>> Begin

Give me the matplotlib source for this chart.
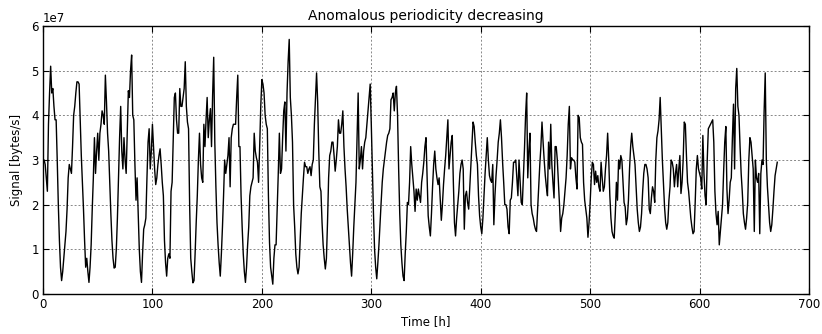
import numpy as np
import matplotlib
matplotlib.use("Agg")
import matplotlib.pyplot as plt

title = "Anomalous periodicity decreasing"
x_label = "Time [h]"
y_label = "Signal [bytes/s]"
x_ticks = [0, 100, 200, 300, 400, 500, 600, 700]
y_ticks = [0, 1e7, 2e7, 3e7, 4e7, 5e7, 6e7]

# hourly signal, in units of 1e7 bytes/s
signal_1e7 = [
    3.0, 3.0, 2.9, 2.6, 2.3, 3.8, 4.5, 5.1, 4.5, 4.6,
    4.2, 3.9, 3.9, 3.0, 2.0, 1.2, 0.6, 0.3, 0.5, 0.8,
    1.1, 1.4, 1.9, 2.6, 2.9, 2.8, 2.7, 3.3, 4.0, 4.2,
    4.5, 4.75, 4.75, 4.7, 3.9, 3.1, 2.5, 1.9, 1.2, 0.6,
    0.8, 0.5, 0.26, 0.6, 1.1, 1.9, 2.6, 3.5, 2.7, 3.2,
    3.6, 3.0, 3.6, 3.8, 4.1, 4.0, 3.8, 4.9, 4.3, 3.6,
    3.2, 2.5, 1.8, 1.2, 0.8, 0.58, 0.6, 1.0, 1.7, 2.6,
    3.5, 4.2, 3.2, 2.8, 3.5, 3.0, 2.7, 3.6, 4.55, 4.4,
    5.0, 5.35, 4.0, 3.9, 2.9, 2.1, 2.6, 1.8, 1.0, 0.5,
    0.26, 0.9, 1.45, 1.55, 1.7, 2.6, 3.4, 3.7, 2.8, 3.2,
    3.8, 3.3, 2.8, 2.45, 2.6, 2.9, 3.1, 3.25, 2.9, 2.5,
    2.2, 1.2, 0.7, 0.4, 0.8, 0.9, 0.8, 2.3, 2.5, 3.5,
    4.4, 4.5, 3.9, 3.6, 3.6, 4.6, 4.2, 4.2, 4.4, 4.6,
    5.2, 4.2, 3.85, 3.7, 2.0, 0.8, 0.5, 0.25, 0.3, 0.9,
    1.6, 2.2, 3.0, 3.6, 2.9, 2.6, 2.5, 3.8, 3.3, 3.9,
    4.4, 3.5, 3.9, 4.15, 3.3, 4.45, 5.3, 3.4, 2.4, 1.6,
    1.1, 0.7, 0.4, 0.9, 1.5, 2.2, 3.0, 2.7, 2.9, 3.1,
    3.5, 2.4, 3.5, 3.7, 3.8, 3.8, 3.8, 4.4, 4.9, 3.3,
    3.3, 2.2, 1.5, 0.9, 0.5, 0.26, 0.6, 1.1, 1.5, 2.2,
    2.4, 2.5, 2.6, 3.6, 3.2, 3.05, 2.95, 2.5, 3.3, 4.2,
    4.8, 4.7, 4.5, 4.0, 3.8, 3.7, 2.2, 1.15, 0.6, 0.4,
    0.22, 0.8, 1.1, 1.1, 1.9, 2.7, 3.6, 2.7, 2.8, 3.5,
    4.1, 4.3, 3.2, 4.5, 5.2, 5.7, 4.4, 4.0, 3.4, 2.0,
    1.5, 0.9, 0.6, 0.45, 0.6, 1.2, 1.8, 2.2, 2.6, 2.95,
    2.85, 2.85, 2.7, 2.8, 2.85, 2.65, 2.9, 3.0, 3.8, 4.4,
    4.95, 4.3, 3.2, 2.4, 2.3, 1.6, 1.1, 0.8, 0.56, 0.8,
    1.6, 2.6, 3.1, 3.2, 3.4, 3.4, 3.1, 2.75, 3.0, 3.3,
    3.9, 3.6, 3.6, 3.8, 4.1, 3.3, 2.8, 2.4, 1.9, 1.5,
    1.1, 0.7, 0.4, 0.9, 1.5, 2.0, 2.5, 3.5, 4.5, 2.8,
    3.0, 3.3, 2.8, 3.2, 3.4, 3.5, 3.8, 4.1, 4.4, 4.7,
    3.8, 2.8, 1.8, 1.0, 0.6, 0.34, 0.7, 1.1, 1.6, 2.05,
    2.5, 2.8, 3.0, 3.2, 3.4, 3.55, 3.6, 3.7, 4.35, 4.4,
    4.5, 4.1, 4.5, 4.65, 4.0, 2.8, 1.8, 1.1, 0.7, 0.4,
    0.3, 0.9, 1.4, 2.05, 2.0, 2.5, 3.3, 2.9, 2.6, 2.3,
    1.85, 2.35, 2.1, 2.35, 2.2, 2.05, 2.5, 2.7, 2.95, 3.3,
    3.5, 2.6, 1.75, 1.5, 1.3, 1.8, 2.4, 2.9, 3.2, 2.8,
    2.6, 2.45, 2.6, 2.1, 1.65, 2.0, 2.45, 2.8, 3.1, 3.5,
    3.9, 2.8, 3.1, 3.4, 3.55, 2.5, 1.6, 1.3, 1.7, 2.0,
    2.3, 2.7, 2.9, 3.0, 2.8, 1.45, 2.2, 2.3, 2.05, 1.9,
    2.4, 2.95, 3.4, 3.85, 3.75, 3.4, 3.1, 2.9, 2.2, 1.75,
    1.5, 1.35, 1.7, 2.2, 2.7, 3.1, 3.5, 3.0, 2.65, 2.55,
    2.5, 2.9, 1.55, 2.2, 2.65, 3.0, 3.4, 3.6, 3.9, 3.5,
    2.95, 2.5, 2.0, 2.0, 1.9, 1.5, 1.35, 2.1, 2.15, 2.5,
    2.95, 2.95, 3.0, 2.6, 2.2, 3.0, 2.5, 2.05, 2.0, 2.6,
    3.25, 4.0, 4.5, 2.6, 3.2, 3.6, 2.0, 1.8, 1.7, 1.55,
    1.45, 1.4, 1.9, 2.35, 2.9, 3.3, 3.85, 3.4, 3.0, 2.65,
    2.4, 2.2, 3.4, 2.8, 3.8, 2.9, 2.5, 2.15, 3.3, 3.3,
    3.0, 2.5, 2.0, 1.4, 1.7, 1.8, 2.0, 2.3, 2.6, 3.1,
    3.8, 4.2, 2.8, 3.05, 3.0, 3.0, 2.95, 2.6, 2.35, 4.0,
    3.95, 3.5, 3.4, 3.35, 2.5, 2.1, 1.9, 1.7, 1.27, 1.6,
    2.05, 2.6, 2.95, 2.9, 2.45, 2.75, 2.5, 2.65, 2.4, 2.3,
    2.95, 2.6, 2.3, 2.4, 2.8, 3.1, 3.6, 3.0, 2.2, 1.7,
    1.4, 1.3, 1.25, 1.8, 2.5, 2.1, 3.0, 2.8, 3.1, 3.0,
    2.5, 2.05, 1.95, 1.55, 1.7, 2.1, 2.8, 3.3, 3.6, 3.3,
    3.1, 2.9, 2.4, 1.9, 1.6, 1.4, 1.5, 1.8, 2.3, 2.7,
    2.9, 2.9, 2.8, 2.6, 1.9, 1.8, 2.15, 2.4, 2.3, 2.05,
    3.0, 3.5, 3.65, 3.9, 4.4, 3.7, 3.0, 2.5, 1.95, 1.6,
    1.45, 1.6, 2.1, 2.4, 3.0, 2.95, 2.8, 2.4, 2.7, 2.9,
    2.4, 2.8, 3.1, 2.25, 2.5, 3.0, 3.85, 3.8, 3.1, 2.5,
    2.3, 2.0, 1.7, 1.5, 1.35, 1.4, 2.05, 2.8, 3.1, 2.8,
    2.7, 2.6, 2.35, 3.55, 2.7, 2.2, 2.0, 3.0, 3.7, 3.75,
    3.8, 3.85, 3.9, 3.4, 2.3, 1.8, 1.55, 1.85, 1.1, 1.4,
    1.7, 2.0, 2.75, 3.4, 3.75, 2.35, 1.8, 2.1, 2.5, 2.6,
    3.5, 4.25, 2.8, 4.6, 5.05, 4.2, 4.0, 3.3, 2.7, 2.3,
    1.8, 1.6, 1.45, 1.7, 2.05, 3.0, 3.5, 3.4, 3.1, 2.8,
    1.4, 3.0, 2.6, 2.5, 2.7, 1.35, 2.7, 3.0, 2.9, 4.1,
    4.95, 3.0, 2.4, 2.0, 1.6, 1.4, 1.55, 1.9, 2.3, 2.65,
    2.8, 2.95,
]

signal = np.array(signal_1e7) * 1e7
hours = np.arange(len(signal))

plt.rcParams['font.family'] = ['DejaVu Sans']
fig = plt.figure(figsize=(8.22, 3.34), dpi=100, facecolor='white')
ax = fig.add_axes([43 / 822, 1 - 294 / 334, 766 / 822, 268 / 334])

ax.plot(hours, signal, color='black', linewidth=1.0)

ax.set_xlim(0, 700)
ax.set_ylim(0, 6e7)
ax.set_xticks(x_ticks)
ax.set_yticks(y_ticks)
ax.grid(True, color='#888888', linestyle=(0, (2, 2)), linewidth=0.7)
ax.tick_params(direction='in', top=True, right=True, labelsize=8.5, length=4, pad=3)
ax.yaxis.get_offset_text().set_fontsize(8.5)
for s in ax.spines.values():
    s.set_linewidth(1.0)

ax.set_title(title, fontsize=10, pad=4)
ax.set_xlabel(x_label, fontsize=8.5, labelpad=3)
ax.set_ylabel(y_label, fontsize=8.5, labelpad=6)

fig.savefig("out.png", dpi=100, facecolor='white')
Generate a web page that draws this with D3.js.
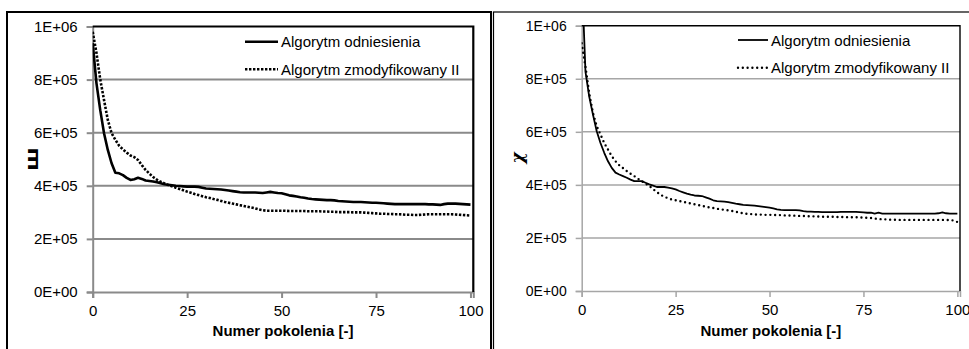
<!DOCTYPE html>
<html>
<head>
<meta charset="utf-8">
<script src="https://cdn.jsdelivr.net/npm/d3@7"></script>
<style>
  body { margin: 0; background: #fff; }
  svg { display: block; font-family: "Liberation Sans", Arial, sans-serif; }
</style>
</head>
<body>
<svg id="chart" width="969" height="349"></svg>
<script>
//
// Data (values in thousands)
//
const generations = d3.range(0, 101);
const seriesNames = ['Algorytm odniesienia', 'Algorytm zmodyfikowany II'];
const yTicks = [0, 200, 400, 600, 800, 1000];
const yTickLabels = ['0E+00', '2E+05', '4E+05', '6E+05', '8E+05', '1E+06'];
const xTicks = [0, 25, 50, 75, 100];
const xTitle = 'Numer pokolenia [-]';
const yTitles = ['ш', 'χ'];

// left chart
const refLeft = [937, 786, 685, 598, 535, 485, 449, 447, 440, 430,
  422, 425, 430, 426, 420, 418, 416, 413, 410, 406,
  404, 402, 400, 399, 398, 397, 397, 397, 396, 393,
  390, 389, 388, 387, 386, 384, 382, 380, 378, 376,
  375, 375, 375, 375, 374, 373, 375, 377, 375, 373,
  372, 368, 364, 362, 360, 357, 355, 352, 350, 349,
  348, 347, 346, 346, 345, 343, 342, 341, 340, 339,
  339, 339, 338, 337, 336, 336, 335, 334, 333, 332,
  331, 331, 331, 331, 331, 331, 331, 331, 331, 330,
  330, 329, 328, 331, 333, 333, 333, 332, 331, 330, 329];
const modLeft = [980, 900, 800, 723, 648, 598, 573, 551, 537, 525,
  514, 508, 497, 478, 460, 446, 433, 423, 415, 409,
  403, 398, 393, 388, 383, 378, 374, 369, 365, 361,
  357, 354, 350, 347, 343, 339, 336, 333, 330, 327,
  324, 321, 318, 315, 311, 308, 306, 306, 306, 306,
  306, 306, 305, 305, 305, 305, 305, 304, 304, 304,
  304, 303, 303, 302, 302, 301, 301, 301, 301, 300,
  300, 300, 299, 298, 297, 296, 295, 295, 294, 294,
  293, 293, 292, 291, 291, 290, 290, 291, 292, 293,
  293, 293, 293, 293, 293, 293, 292, 291, 290, 289, 288];

// right chart
const refRight = [1200, 827, 733, 665, 602, 558, 521, 489, 464, 446,
  439, 433, 427, 420, 414, 414, 414, 408, 402, 397,
  392, 392, 392, 390, 387, 383, 377, 372, 367, 363,
  360, 359, 358, 353, 348, 342, 339, 338, 337, 335,
  332, 329, 327, 325, 324, 323, 322, 320, 318, 316,
  314, 311, 308, 306, 305, 305, 305, 305, 304, 301,
  299, 299, 298, 298, 297, 297, 297, 297, 297, 298,
  298, 298, 298, 298, 297, 296, 295, 295, 292, 295,
  292, 292, 292, 292, 292, 292, 292, 292, 292, 292,
  292, 292, 292, 292, 292, 293, 296, 293, 292, 292, 292];
const modRight = [934, 846, 746, 671, 621, 590, 558, 533, 508, 489,
  474, 463, 452, 442, 433, 423, 414, 405, 396, 384,
  373, 363, 355, 350, 345, 342, 339, 336, 333, 330,
  327, 324, 321, 318, 315, 313, 310, 308, 306, 304,
  302, 299, 296, 293, 291, 290, 289, 288, 288, 287,
  287, 287, 286, 286, 285, 285, 284, 284, 283, 283,
  282, 282, 281, 281, 280, 280, 280, 280, 279, 279,
  279, 278, 278, 278, 277, 277, 276, 275, 273, 272,
  270, 270, 269, 269, 268, 268, 268, 268, 268, 268,
  268, 268, 268, 268, 268, 268, 268, 268, 267, 266, 260];

//
// Panel layout
//
const panels = [
  {
    frame: {x: 7, y: 12, w: 484, h: 360, sw: 2},
    plot: {x0: 92.7, x1: 473.3, y0: 26.5, y1: 292},
    xMax: 100.75,
    series: [refLeft, modLeft],
    yTitlePos: [32, 159], yTitleFont: '"DejaVu Sans", sans-serif',
    yTitleSize: 18, yTitleStyle: 'normal', yTitleScale: 1.25,
    grid: '#8a8a8a', gridW: 2, axisW: 2, borderW: 2.2,
    lineW: [2.6, 2.6], dash: '2.4,1.6', cap: 'butt',
    tickSize: 15, legendX: 245, legendW: 33, legendY: [41.7, 69.3]
  },
  {
    frame: {x: 493.5, y: 12, w: 500, h: 360, sw: 1.2},
    plot: {x0: 581.7, x1: 960, y0: 25.7, y1: 291},
    xMax: 100.7,
    series: [refRight, modRight],
    yTitlePos: [517, 158], yTitleFont: '"DejaVu Serif", serif',
    yTitleSize: 17, yTitleStyle: 'italic', yTitleScale: 1,
    grid: '#a6a6a6', gridW: 1.5, axisW: 1.5, borderW: 1.4,
    lineW: [1.8, 2.4], dash: '0,4.8', cap: 'round',
    tickSize: 14, legendX: 738, legendW: 30, legendY: [40, 67.7]
  }
];

//
// Drawing
//
const svg = d3.select('#chart');

function drawPanel(p, idx) {
  const g = svg.append('g');
  const x = d3.scaleLinear().domain([0, p.xMax]).range([p.plot.x0, p.plot.x1]);
  const y = d3.scaleLinear().domain([0, 1000]).range([p.plot.y1, p.plot.y0]);

  // outer frame
  g.append('rect')
      .attr('x', p.frame.x).attr('y', p.frame.y)
      .attr('width', p.frame.w).attr('height', p.frame.h)
      .attr('fill', 'none').attr('stroke', '#000').attr('stroke-width', p.frame.sw);

  // gridlines
  g.selectAll('.grid')
      .data(yTicks.filter(d => d > 0 && d < 1000))
      .join('line')
      .attr('x1', p.plot.x0).attr('x2', p.plot.x1)
      .attr('y1', d => y(d)).attr('y2', d => y(d))
      .attr('stroke', p.grid).attr('stroke-width', p.gridW);

  // y axis
  const yAxis = g.append('g')
      .attr('transform', `translate(${p.plot.x0},0)`)
      .call(d3.axisLeft(y).tickValues(yTicks).tickSize(6).tickPadding(9)
          .tickFormat((d, i) => yTickLabels[i]));
  // x axis
  const xAxis = g.append('g')
      .attr('transform', `translate(0,${p.plot.y1})`)
      .call(d3.axisBottom(x).tickValues(xTicks).tickSize(6).tickPadding(7));

  [yAxis, xAxis].forEach(a => {
    a.select('.domain').attr('stroke', p.grid).attr('stroke-width', p.axisW);
    a.selectAll('.tick line').attr('stroke', p.grid).attr('stroke-width', p.axisW);
    a.selectAll('.tick text')
        .attr('fill', '#000')
        .style('font-family', '"Liberation Sans", Arial, sans-serif')
        .style('font-size', p.tickSize + 'px');
  });
  xAxis.selectAll('.tick text').style('font-size', '15px');

  // plot border top / right
  g.append('path')
      .attr('d', `M${p.plot.x0},${p.plot.y0}H${p.plot.x1}V${p.plot.y1}`)
      .attr('fill', 'none').attr('stroke', '#000').attr('stroke-width', p.borderW);

  // series
  const clipId = 'clip' + idx;
  g.append('clipPath').attr('id', clipId)
      .append('rect')
      .attr('x', p.plot.x0).attr('y', p.plot.y0)
      .attr('width', p.plot.x1 - p.plot.x0).attr('height', p.plot.y1 - p.plot.y0);

  const line = d3.line().x((d, i) => x(generations[i])).y(d => y(d));
  p.series.forEach((values, s) => {
    g.append('path')
        .datum(values)
        .attr('clip-path', `url(#${clipId})`)
        .attr('d', line)
        .attr('fill', 'none')
        .attr('stroke', '#000')
        .attr('stroke-width', p.lineW[s])
        .attr('stroke-linejoin', 'round')
        .attr('stroke-linecap', s === 1 ? p.cap : 'butt')
        .attr('stroke-dasharray', s === 1 ? p.dash : null);
  });

  // legend
  seriesNames.forEach((name, s) => {
    const ly = p.legendY[s];
    g.append('line')
        .attr('x1', p.legendX).attr('x2', p.legendX + p.legendW)
        .attr('y1', ly).attr('y2', ly)
        .attr('stroke', '#000').attr('stroke-width', p.lineW[s])
        .attr('stroke-linecap', s === 1 ? p.cap : 'butt')
        .attr('stroke-dasharray', s === 1 ? p.dash : null);
    g.append('text')
        .attr('x', p.legendX + p.legendW + 3).attr('y', ly + 5.5)
        .style('font-size', '15px')
        .text(name);
  });

  // axis titles
  g.append('text')
      .attr('x', (p.plot.x0 + p.plot.x1) / 2).attr('y', 336)
      .attr('text-anchor', 'middle')
      .style('font-size', '15px').style('font-weight', 'bold')
      .text(xTitle);

  g.append('text')
      .attr('transform', `translate(${p.yTitlePos[0]},${p.yTitlePos[1]}) rotate(-90) scale(${p.yTitleScale},1)`)
      .attr('text-anchor', 'middle').attr('dy', '0.35em')
      .style('font-family', p.yTitleFont)
      .style('font-style', p.yTitleStyle)
      .style('font-size', p.yTitleSize + 'px').style('font-weight', 'bold')
      .text(yTitles[idx]);
}

panels.forEach(drawPanel);
</script>
</body>
</html>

>> End

• _Exercise requirements_
Skip the pictures. Set down only the lines from the one containing "Generate a web" through the one containing "const yTitles = ['ш', 'χ'];", exactly as they appear, ends included.

• _Solved problem_
Generate a web page that draws this with D3.js.
<!DOCTYPE html>
<html>
<head>
<meta charset="utf-8">
<script src="https://cdn.jsdelivr.net/npm/d3@7"></script>
<style>
  body { margin: 0; background: #fff; }
  svg { display: block; font-family: "Liberation Sans", Arial, sans-serif; }
</style>
</head>
<body>
<svg id="chart" width="969" height="349"></svg>
<script>
//
// Data (values in thousands)
//
const generations = d3.range(0, 101);
const seriesNames = ['Algorytm odniesienia', 'Algorytm zmodyfikowany II'];
const yTicks = [0, 200, 400, 600, 800, 1000];
const yTickLabels = ['0E+00', '2E+05', '4E+05', '6E+05', '8E+05', '1E+06'];
const xTicks = [0, 25, 50, 75, 100];
const xTitle = 'Numer pokolenia [-]';
const yTitles = ['ш', 'χ'];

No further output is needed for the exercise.